* [What the task requires]: Filter the records below for the word "this". Copy each line that holds it.
☆ ☆ ☆ ☆ ☆ ☆ ☆
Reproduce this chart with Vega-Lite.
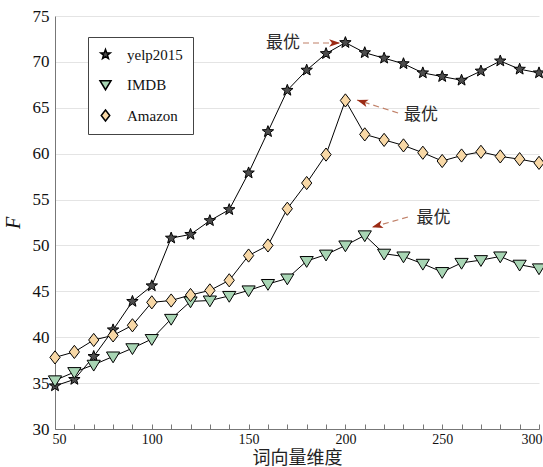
{
  "$schema": "https://vega.github.io/schema/vega-lite/v6.json",
  "width": 484,
  "height": 413,
  "autosize": "none",
  "padding": {"left": 55, "top": 16, "right": 4, "bottom": 38},
  "config": {"view": {"stroke": null}, "font": "Liberation Serif"},
  "resolve": {"axis": {"x": "independent"}},
  "datasets": {
    "main": [
      {"x": 50, "F": 34.7, "series": "yelp2015"},
      {"x": 60, "F": 35.4, "series": "yelp2015"},
      {"x": 70, "F": 37.9, "series": "yelp2015"},
      {"x": 80, "F": 40.8, "series": "yelp2015"},
      {"x": 90, "F": 43.9, "series": "yelp2015"},
      {"x": 100, "F": 45.6, "series": "yelp2015"},
      {"x": 110, "F": 50.8, "series": "yelp2015"},
      {"x": 120, "F": 51.2, "series": "yelp2015"},
      {"x": 130, "F": 52.7, "series": "yelp2015"},
      {"x": 140, "F": 53.9, "series": "yelp2015"},
      {"x": 150, "F": 57.9, "series": "yelp2015"},
      {"x": 160, "F": 62.4, "series": "yelp2015"},
      {"x": 170, "F": 66.9, "series": "yelp2015"},
      {"x": 180, "F": 69.1, "series": "yelp2015"},
      {"x": 190, "F": 70.9, "series": "yelp2015"},
      {"x": 200, "F": 72.1, "series": "yelp2015"},
      {"x": 210, "F": 71.0, "series": "yelp2015"},
      {"x": 220, "F": 70.4, "series": "yelp2015"},
      {"x": 230, "F": 69.8, "series": "yelp2015"},
      {"x": 240, "F": 68.8, "series": "yelp2015"},
      {"x": 250, "F": 68.4, "series": "yelp2015"},
      {"x": 260, "F": 68.0, "series": "yelp2015"},
      {"x": 270, "F": 69.0, "series": "yelp2015"},
      {"x": 280, "F": 70.1, "series": "yelp2015"},
      {"x": 290, "F": 69.2, "series": "yelp2015"},
      {"x": 300, "F": 68.8, "series": "yelp2015"},
      {"x": 50, "F": 35.3, "series": "IMDB"},
      {"x": 60, "F": 36.2, "series": "IMDB"},
      {"x": 70, "F": 37.0, "series": "IMDB"},
      {"x": 80, "F": 37.9, "series": "IMDB"},
      {"x": 90, "F": 38.8, "series": "IMDB"},
      {"x": 100, "F": 39.8, "series": "IMDB"},
      {"x": 110, "F": 42.0, "series": "IMDB"},
      {"x": 120, "F": 43.9, "series": "IMDB"},
      {"x": 130, "F": 44.0, "series": "IMDB"},
      {"x": 140, "F": 44.5, "series": "IMDB"},
      {"x": 150, "F": 45.1, "series": "IMDB"},
      {"x": 160, "F": 45.8, "series": "IMDB"},
      {"x": 170, "F": 46.4, "series": "IMDB"},
      {"x": 180, "F": 48.3, "series": "IMDB"},
      {"x": 190, "F": 49.0, "series": "IMDB"},
      {"x": 200, "F": 50.0, "series": "IMDB"},
      {"x": 210, "F": 51.1, "series": "IMDB"},
      {"x": 220, "F": 49.1, "series": "IMDB"},
      {"x": 230, "F": 48.8, "series": "IMDB"},
      {"x": 240, "F": 48.0, "series": "IMDB"},
      {"x": 250, "F": 47.1, "series": "IMDB"},
      {"x": 260, "F": 48.1, "series": "IMDB"},
      {"x": 270, "F": 48.4, "series": "IMDB"},
      {"x": 280, "F": 48.8, "series": "IMDB"},
      {"x": 290, "F": 47.9, "series": "IMDB"},
      {"x": 300, "F": 47.5, "series": "IMDB"},
      {"x": 50, "F": 37.8, "series": "Amazon"},
      {"x": 60, "F": 38.4, "series": "Amazon"},
      {"x": 70, "F": 39.7, "series": "Amazon"},
      {"x": 80, "F": 40.2, "series": "Amazon"},
      {"x": 90, "F": 41.3, "series": "Amazon"},
      {"x": 100, "F": 43.8, "series": "Amazon"},
      {"x": 110, "F": 44.0, "series": "Amazon"},
      {"x": 120, "F": 44.6, "series": "Amazon"},
      {"x": 130, "F": 45.1, "series": "Amazon"},
      {"x": 140, "F": 46.2, "series": "Amazon"},
      {"x": 150, "F": 48.9, "series": "Amazon"},
      {"x": 160, "F": 50.0, "series": "Amazon"},
      {"x": 170, "F": 54.0, "series": "Amazon"},
      {"x": 180, "F": 56.8, "series": "Amazon"},
      {"x": 190, "F": 59.9, "series": "Amazon"},
      {"x": 200, "F": 65.8, "series": "Amazon"},
      {"x": 210, "F": 62.1, "series": "Amazon"},
      {"x": 220, "F": 61.5, "series": "Amazon"},
      {"x": 230, "F": 60.9, "series": "Amazon"},
      {"x": 240, "F": 60.1, "series": "Amazon"},
      {"x": 250, "F": 59.2, "series": "Amazon"},
      {"x": 260, "F": 59.8, "series": "Amazon"},
      {"x": 270, "F": 60.2, "series": "Amazon"},
      {"x": 280, "F": 59.7, "series": "Amazon"},
      {"x": 290, "F": 59.4, "series": "Amazon"},
      {"x": 300, "F": 59.0, "series": "Amazon"}
    ],
    "notes": [
      {"series": "yelp2015", "text": "最优", "tx": 167.8, "ty": 72.06, "sx": 178.1, "sy": 72.06, "hx": 197.3, "hy": 72.06},
      {"series": "Amazon", "text": "最优", "tx": 239.0, "ty": 64.2, "sx": 227.2, "sy": 64.43, "hx": 206.0, "hy": 65.85},
      {"series": "IMDB", "text": "最优", "tx": 245.5, "ty": 53.0, "sx": 232.3, "sy": 53.1, "hx": 213.7, "hy": 51.98}
    ]
  },
  "layer": [
    {
      "data": {"name": "main"},
      "mark": {"type": "line", "color": "black", "strokeWidth": 1},
      "encoding": {
        "x": {
          "field": "x", "type": "quantitative",
          "scale": {"domain": [50, 300], "nice": false, "zero": false},
          "axis": {
            "orient": "bottom",
            "values": [50, 100, 150, 200, 250, 300],
            "labelOverlap": false,
            "grid": false,
            "tickSize": -5,
            "tickColor": "#777",
            "domainColor": "#777",
            "labelFont": "Liberation Serif",
            "labelFontSize": 14,
            "labelColor": "#111",
            "labelPadding": 8,
            "labelFlush": true,
            "labelFlushOffset": 3,
            "title": "词向量维度",
            "titleFont": "Noto Sans CJK SC",
            "titleFontWeight": "normal",
            "titleFontSize": 18,
            "titleColor": "#222",
            "titlePadding": 3
          }
        },
        "y": {
          "field": "F", "type": "quantitative",
          "scale": {"domain": [30, 75], "nice": false, "zero": false},
          "axis": {
            "values": [30,35,40,45,50,55,60,65,70,75],
            "grid": true,
            "gridColor": "#e4e4e4",
            "ticks": false,
            "domainColor": "#777",
            "labelFont": "Liberation Serif",
            "labelFontSize": 17,
            "labelColor": "#111",
            "labelPadding": 6,
            "title": "F",
            "titleFont": "Liberation Serif",
            "titleFontStyle": "italic",
            "titleFontWeight": "normal",
            "titleFontSize": 20,
            "titleColor": "#111",
            "titlePadding": 9
          }
        },
        "detail": {"field": "series"}
      }
    },
    {
      "data": {"name": "main"},
      "mark": {"type": "point", "filled": true, "opacity": 1, "stroke": "black", "strokeWidth": 1, "size": 144},
      "encoding": {
        "x": {
          "field": "x", "type": "quantitative",
          "axis": {
            "orient": "bottom",
            "values": [60,70,80,90,110,120,130,140,160,170,180,190,210,220,230,240,260,270,280,290],
            "labels": false,
            "domain": false,
            "grid": false,
            "tickSize": -5,
            "tickColor": "#777",
            "title": null
          }
        },
        "y": {"field": "F", "type": "quantitative"},
        "fill": {
          "field": "series", "type": "nominal",
          "scale": {"domain": ["yelp2015", "IMDB", "Amazon"], "range": ["#4d4d4d", "#a8d5b4", "#f8d8a6"]},
          "legend": {
            "title": null,
            "orient": "none",
            "legendX": 33,
            "legendY": 21,
            "direction": "vertical",
            "fillColor": "white",
            "strokeColor": "#444",
            "padding": 10,
            "rowPadding": 14,
            "labelFont": "Liberation Serif",
            "labelFontSize": 15,
            "labelColor": "#111",
            "labelOffset": 14
          }
        },
        "shape": {
          "field": "series", "type": "nominal",
          "scale": {
            "domain": ["yelp2015", "IMDB", "Amazon"],
            "range": [
              "M0,-1L0.247,-0.34L0.951,-0.309L0.399,0.13L0.588,0.809L0,0.42L-0.588,0.809L-0.399,0.13L-0.951,-0.309L-0.247,-0.34Z",
              "M-1.1,-0.75L1.1,-0.75L0,1.05Z",
              "M0,-1.1L0.85,0L0,1.1L-0.85,0Z"
            ]
          },
          "legend": {
            "title": null,
            "orient": "none",
            "legendX": 33,
            "legendY": 21,
            "direction": "vertical",
            "fillColor": "white",
            "strokeColor": "#444",
            "padding": 10,
            "rowPadding": 14,
            "labelFont": "Liberation Serif",
            "labelFontSize": 15,
            "labelColor": "#111",
            "labelOffset": 14
          }
        }
      }
    },
    {
      "data": {"name": "notes"},
      "mark": {"type": "rule", "color": "#c08068", "strokeWidth": 1.2, "strokeDash": [6, 4]},
      "encoding": {
        "x": {"field": "sx", "type": "quantitative", "axis": null},
        "y": {"field": "sy", "type": "quantitative"},
        "x2": {"field": "hx"},
        "y2": {"field": "hy"}
      }
    },
    {
      "data": {"name": "notes"},
      "transform": [{"filter": "datum.series === 'yelp2015'"}],
      "mark": {"type": "point", "shape": "M0,0L-2,-0.7L-1.5,0L-2,0.7Z", "size": 121, "filled": true, "color": "#9b2a14", "opacity": 1, "angle": 0},
      "encoding": {
        "x": {"field": "hx", "type": "quantitative", "axis": null},
        "y": {"field": "hy", "type": "quantitative"}
      }
    },
    {
      "data": {"name": "notes"},
      "transform": [{"filter": "datum.series === 'Amazon'"}],
      "mark": {"type": "point", "shape": "M0,0L-2,-0.7L-1.5,0L-2,0.7Z", "size": 121, "filled": true, "color": "#9b2a14", "opacity": 1, "angle": 197.6},
      "encoding": {
        "x": {"field": "hx", "type": "quantitative", "axis": null},
        "y": {"field": "hy", "type": "quantitative"}
      }
    },
    {
      "data": {"name": "notes"},
      "transform": [{"filter": "datum.series === 'IMDB'"}],
      "mark": {"type": "point", "shape": "M0,0L-2,-0.7L-1.5,0L-2,0.7Z", "size": 121, "filled": true, "color": "#9b2a14", "opacity": 1, "angle": 164.5},
      "encoding": {
        "x": {"field": "hx", "type": "quantitative", "axis": null},
        "y": {"field": "hy", "type": "quantitative"}
      }
    },
    {
      "data": {"name": "notes"},
      "mark": {"type": "text", "font": "Noto Sans CJK SC", "fontSize": 17, "color": "#2a2a2a", "align": "center", "baseline": "middle"},
      "encoding": {
        "x": {"field": "tx", "type": "quantitative", "axis": null},
        "y": {"field": "ty", "type": "quantitative"},
        "text": {"field": "text"}
      }
    }
  ]
}
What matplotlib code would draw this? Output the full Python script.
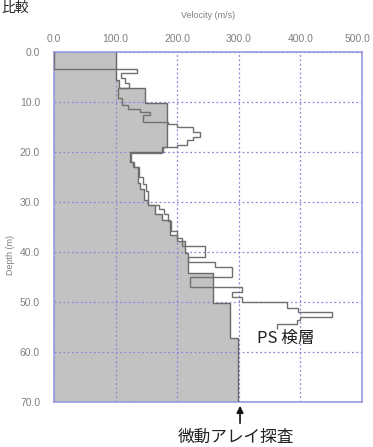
☆ ☆ ☆ ☆ ☆ ☆ ☆
* [Task result]:
Reproduce this chart with Vega-Lite.
What matplotlib code would draw this? Output the full Python script.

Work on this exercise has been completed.